Every infinite Hausdorff space has an infinite discrete subspace
I want to show that any infinite Hausdorff space contains an infinite discrete subspace.
I am motivated by the role of $\mathbb N$ in $\mathbb R$. We know that if a Hausdorff space is finite, then it is a discrete space, but an infinite subspace of a Hausdorff space is obviously not necessarily discrete.
Solution 1:
This seems to be an old question, so I'll give a pretty full answer.
Suppose that $X$ is an infinite Hausdorff space. We inductively pick nonempty open sets $\{ U_i : i \in \mathbb{N} \}$ such that $X \setminus \bigcup_{i=0}^n \overline{U_i}$ is infinite, and $U_{n+1} \subseteq X \setminus \bigcup_{i=0}^n \overline{U}_i$. If we can do this, then choosing $x_i \in U_i$ will give us an infinite discrete subset of $X$.

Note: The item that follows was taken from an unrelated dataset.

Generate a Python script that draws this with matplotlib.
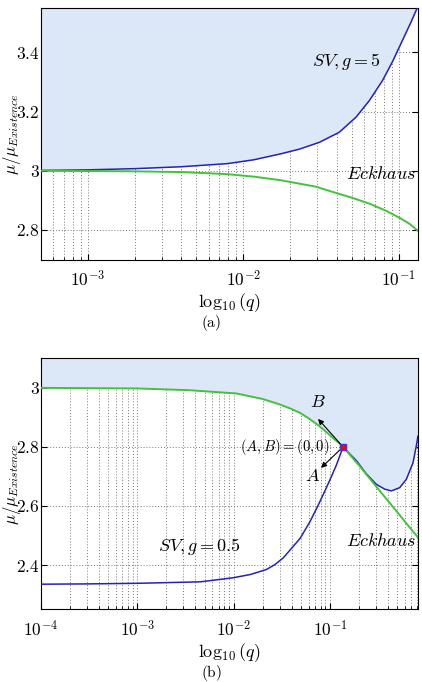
import numpy as np
import matplotlib
matplotlib.use("Agg")
import matplotlib.pyplot as plt
from matplotlib.ticker import FixedLocator, FuncFormatter, LogLocator, NullFormatter

plt.rcParams['mathtext.fontset'] = 'cm'
plt.rcParams['font.family'] = ['DejaVu Serif']

# panel (a): g = 5
top_q_sv = [5e-4, 1e-3, 2e-3, 4e-3, 7.9e-3, 0.0117, 0.0174, 0.023, 0.0309, 0.0415,
            0.0532, 0.0648, 0.0788, 0.0912, 0.1057, 0.1196, 0.133]
top_mu_sv = [3.001, 3.003, 3.007, 3.0135, 3.024, 3.037, 3.057, 3.073, 3.096, 3.130,
             3.181, 3.237, 3.305, 3.368, 3.44, 3.50, 3.555]
top_q_e = [5e-4, 1e-3, 2e-3, 4e-3, 7.9e-3, 0.0117, 0.0174, 0.0294, 0.0395, 0.0506,
           0.0647, 0.0828, 0.1013, 0.118, 0.133]
top_mu_e = [3.0, 2.999, 2.998, 2.9955, 2.9885, 2.980, 2.968, 2.946, 2.925, 2.908,
            2.889, 2.865, 2.841, 2.82, 2.797]

# panel (b): g = 0.5
bot_q_e = [1e-4, 1e-3, 3.5e-3, 0.0107, 0.0202, 0.03, 0.0395, 0.0485, 0.06, 0.0724,
           0.088, 0.1077, 0.122, 0.137, 0.2037, 0.304, 0.452, 0.675, 0.82]
bot_mu_e = [3.0, 2.998, 2.992, 2.981, 2.962, 2.944, 2.929, 2.916, 2.897, 2.878,
            2.856, 2.830, 2.815, 2.80, 2.735, 2.665, 2.597, 2.527, 2.494]
bot_q_a = [1e-4, 3e-4, 1e-3, 4.5e-3, 0.01, 0.015, 0.022, 0.027, 0.033, 0.049,
           0.0617, 0.075, 0.09, 0.1, 0.1167, 0.1315, 0.137]
bot_mu_a = [2.335, 2.336, 2.338, 2.343, 2.357, 2.368, 2.385, 2.402, 2.425, 2.49,
            2.545, 2.60, 2.655, 2.688, 2.738, 2.784, 2.80]
bot_q_b = [0.137, 0.16, 0.188, 0.239, 0.304, 0.371, 0.435, 0.531, 0.622, 0.73, 0.80, 0.82]
bot_mu_b = [2.80, 2.777, 2.754, 2.709, 2.673, 2.657, 2.651, 2.662, 2.690, 2.746, 2.813, 2.836]
q_bif, mu_bif = 0.137, 2.80

blue = '#2323b8'
green = '#44c23a'
shade = '#dce8f8'
gridc = '#777777'


def style(ax, xlim, ylim, yticks, decades):
    ax.set_xscale('log')
    ax.set_xlim(*xlim)
    ax.set_ylim(*ylim)
    ax.xaxis.set_major_locator(FixedLocator(decades))
    ax.xaxis.set_major_formatter(FuncFormatter(lambda v, p: r'$10^{%d}$' % round(np.log10(v))))
    ax.xaxis.set_minor_locator(LogLocator(subs=np.arange(2, 10)))
    ax.xaxis.set_minor_formatter(NullFormatter())
    ax.yaxis.set_major_locator(FixedLocator(yticks))
    ax.yaxis.set_major_formatter(FuncFormatter(lambda v, p: r'$%g$' % round(v, 2)))
    ax.tick_params(which='both', direction='in', top=True, right=True, labelsize=12.5)
    ax.tick_params(which='major', length=4)
    ax.tick_params(which='minor', length=2)
    ax.tick_params(axis='x', pad=8)
    ax.tick_params(axis='y', pad=1)
    ax.grid(True, which='major', color=gridc, linestyle=(0, (1, 2)), lw=0.7)
    ax.grid(True, which='minor', axis='x', color=gridc, linestyle=(0, (1, 2)), lw=0.7)
    ax.set_axisbelow(True)
    ax.set_xlabel(r'$\log_{10}(q)$', fontsize=13, labelpad=0.5)
    ax.set_ylabel(r'$\mu/\mu_{Existence}$', fontsize=12)
    ax.yaxis.set_label_coords(-0.062, 0.5)


fig = plt.figure(figsize=(4.22, 6.82), dpi=100)

ax1 = fig.add_axes([0.0972, 0.6195, 0.893, 0.3688])
style(ax1, (5e-4, 0.133), (2.7, 3.55), [2.8, 3.0, 3.2, 3.4], [1e-3, 1e-2, 1e-1])
ax1.fill_between(top_q_sv, top_mu_sv, 3.6, color=shade, lw=0, zorder=1)
ax1.plot(top_q_sv, top_mu_sv, color=blue, lw=1.1, zorder=3)
ax1.plot(top_q_e, top_mu_e, color=green, lw=1.4, zorder=3)
ax1.text(0.0459, 3.369, r'$SV, g=5$', fontsize=13, ha='center', va='center')
ax1.text(0.129, 2.99, r'$Eckhaus$', fontsize=13, ha='right', va='center')
fig.text(0.5, 1 - 323 / 682, r'$\mathrm{(a)}$', fontsize=11, ha='center', va='center')

ax2 = fig.add_axes([0.0972, 0.1066, 0.893, 0.368])
style(ax2, (1e-4, 0.82), (2.25, 3.1), [2.4, 2.6, 2.8, 3.0], [1e-4, 1e-3, 1e-2, 1e-1])
n_e = bot_q_e.index(q_bif)
bnd_q = bot_q_e[:n_e + 1] + bot_q_b[1:]
bnd_mu = bot_mu_e[:n_e + 1] + bot_mu_b[1:]
ax2.fill_between(bnd_q, bnd_mu, 3.2, color=shade, lw=0, zorder=1)
ax2.plot(bot_q_a, bot_mu_a, color=blue, lw=1.1, zorder=3)
ax2.plot(bot_q_b, bot_mu_b, color=blue, lw=1.1, zorder=3)
ax2.plot(bot_q_e, bot_mu_e, color=green, lw=1.4, zorder=3)
for off in [(-25, 28), (-22, -21)]:
    ax2.annotate('', xy=(q_bif, mu_bif), xytext=off, textcoords='offset pixels',
                 arrowprops=dict(arrowstyle='<|-', color='black', lw=0.8,
                                 mutation_scale=8, shrinkA=0, shrinkB=0), zorder=4)
ax2.plot([q_bif], [mu_bif], 's', ms=5, mfc='#e01010', mec='#5a2ad0', mew=1, zorder=5)
ax2.text(0.0995, 2.80, r'$(A,B)=(0,0)$', fontsize=10.5, ha='right', va='center')
ax2.text(0.0747, 2.953, r'$B$', fontsize=13, ha='center', va='center')
ax2.text(0.0662, 2.701, r'$A$', fontsize=13, ha='center', va='center')
ax2.text(0.00438, 2.461, r'$SV, g=0.5$', fontsize=13, ha='center', va='center')
ax2.text(0.79, 2.483, r'$Eckhaus$', fontsize=13, ha='right', va='center')
fig.text(0.5, 1 - 673 / 682, r'$\mathrm{(b)}$', fontsize=11, ha='center', va='center')

# keep the y labels inside the canvas
fig.canvas.draw()
for ax in (ax1, ax2):
    bb = ax.yaxis.label.get_window_extent()
    if bb.x0 < 1:
        w = ax.get_window_extent().width
        ax.yaxis.set_label_coords(-0.062 + (1 - bb.x0) / w, 0.5)

fig.savefig('out.png', dpi=100)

Note that we only need to show that given any infinite Hausdorff space $X$ there is a nonempty open $U \subseteq X$ such that $X \setminus \overline{U}$ is infinite, since in the next step we consider the open subspace $Y = X \setminus \overline{U}$ of $X$. (If $V \subseteq Y$ is open in $Y$,then by openness of $Y$ in $X$ it follows that $V$ is open in $X$. If $Y \setminus \mathrm{cl}_Y (V)$ is infinite, then as $\mathrm{cl}_Y ( V ) = \overline{V} \cap Y$ it follows that $X \setminus ( \overline{U} \cup \overline{V} )$ is infinite.)
Well, suppose not. Then take any nonempty open $U \subseteq X$ such that $\overline{U} \neq X$ (such must exist by Hausdorffness). It follows that the subspace $X \setminus \overline{U}$ is finite and T$_1$ and so it is discrete. But then for any $x \in X \setminus \overline{U}$ we have that $U_0 = \{ x \}$ is open in $X \setminus \overline{U}$, and since this is an open subspace of $X$ it is also open in $X$. By T$_1$-ness $U_0$ is also closed in $X$, and so $X \setminus \overline{U_0} = X \setminus \{ x \}$ is infinite!